Ana Diosdado presidió la SGAE, recibió el Max de Honor de las Artes Escénicas que concede esa entidad, fue finalista del Planeta y ayer esta «antisocial», a la que adoraban colegas y público, falleció mientras asistía a una de sus reuniones. «Al teatro sólo se falta muerto», le gustaba decir. Ana Isabel Álvarez-Diosdado Gisbert repetía esa frase, con la que resumía su posición ante una profesión que vivió desde que nació, de la mano de sus padres, los también actores Isabel Gisbert y Enrique Diosdado, pero también ante la vida.

Como ayer recordaba el director del Teatro Español, Juan Carlos Pérez de la Fuente, que la dirigió en su vuelta como actriz a los escenarios, en Óscar o la felicidad de existir (2010), ha fallecido «a pie de obra; un lunes, cuando las gentes del teatro descansan, para no alterar los ciclos de esta profesión». Decía que no se le ocurría nadie más lejos de la humildad que ella misma, pero por una cuestión de «rigor intelectual», añadía a continuación, riéndose socarrona, sin traslucir si era más broma que verdad o al revés.

Una de las dramaturgas más relevantes de la escena española, discreta y lúcida como pocas, dedicó 52 de sus 77 años a escribir, actuar y dirigir en un país que ella fue retratando a medida «que crecía», como bien refleja su serie para televisión Anillos de oro (1983), que creó e interpretó dirigida por Pedro Masó.

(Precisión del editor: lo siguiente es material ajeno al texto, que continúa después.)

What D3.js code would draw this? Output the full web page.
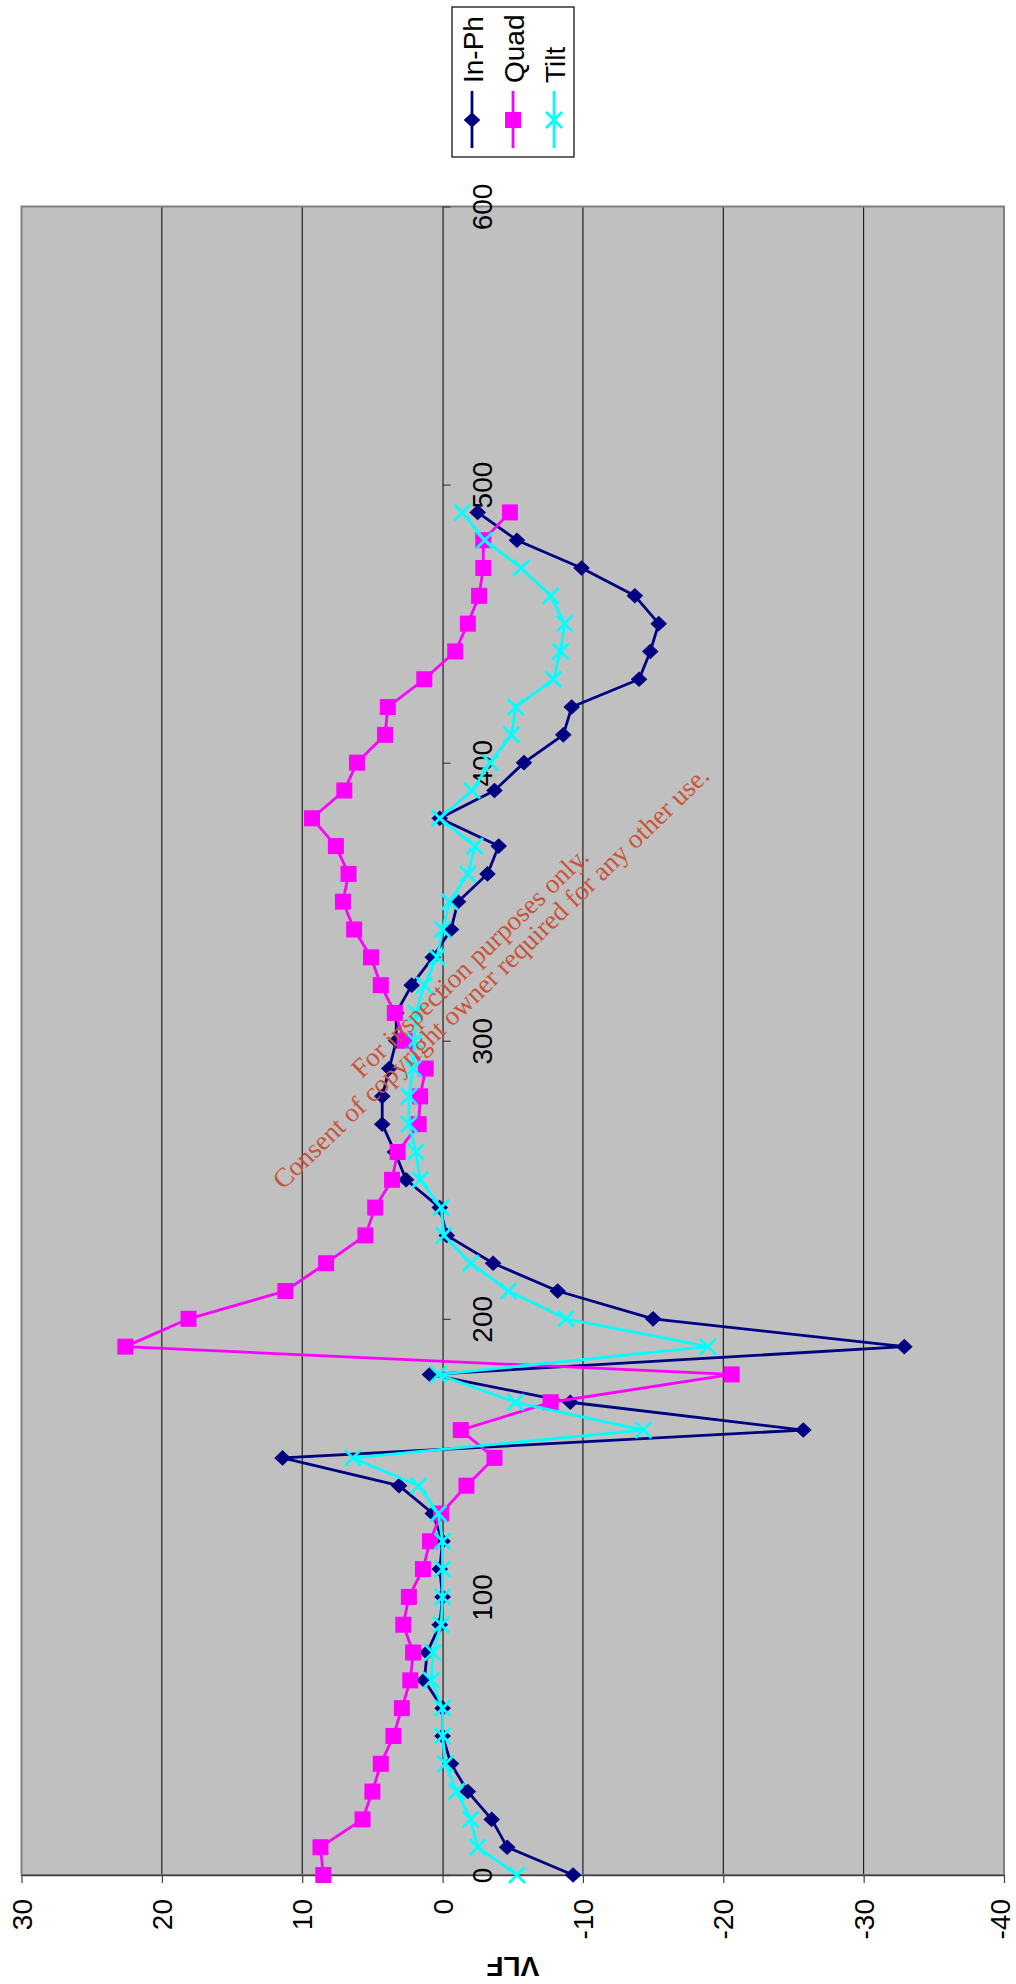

Y estaba «muy orgullosa» de que TVE la hubiera repuesto veinte años después en La 2 y más aún de comprobar que su propuesta sobre separaciones y divorcios resistiera «estupendamente» el paso del tiempo. «No es que haya envejecido bien, es que no ha envejecido», presumía.

Esta mujer con talento, inteligencia y suerte, «pero sobre todo suerte», recalcaba ella, supo revolucionar el teatro y la televisión que se hacía en los 80 aportando, además, un «impresionante olfato», según apuntaba Imanol Arias, para detectar a las estrellas emergentes. Ejemplo de ello es Segunda enseñanza, estrenada en TVE en 1986, escrita e interpretada también por ella, y con la que saltaron a la fama Maribel Verdú, Jorge Sanz, Javier Bardem, Aitana Sánchez-Gijón o Amparo Larrañaga, hija del que fue su marido, Carlos Larrañaga.

La creadora llevaba inmersa en la escritura de una novela sobre Juana de Arco «varios años» y en la dramatización de la vida de su madrina, la actriz Margarita Xirgu, un tiempo también largo pero, como todo, quería hacerlo con sosiego, reposo y reflexión.

De su «ojo» para captar lo esencial de lo que ocurre y conectar con el público da cuenta un texto como Los ochenta son nuestros (1986), sobre la sociedad española en la época de la Transición, un análisis tan acertado que se representó en 2010 otra vez, en esta ocasión dirigido por Antonio del Real.

Fue la primera, y única, presidenta de la Sociedad General de Autores, entre 2001 y 2007, pero no lo pasó bien porque no tenía «ningún poder ejecutivo» y cuando llegaron a esa institución «dos personas» que no le gustaban «nada» decidió alejarse totalmente.

A pesar de que nació en Buenos Aires y que tenía la doble nacionalidad, se consideraba entera y totalmente española. Admitiendo a regañadientes que tenía «talento», aseguraba que sobre todo lo que siempre ha sido es una mujer con suerte.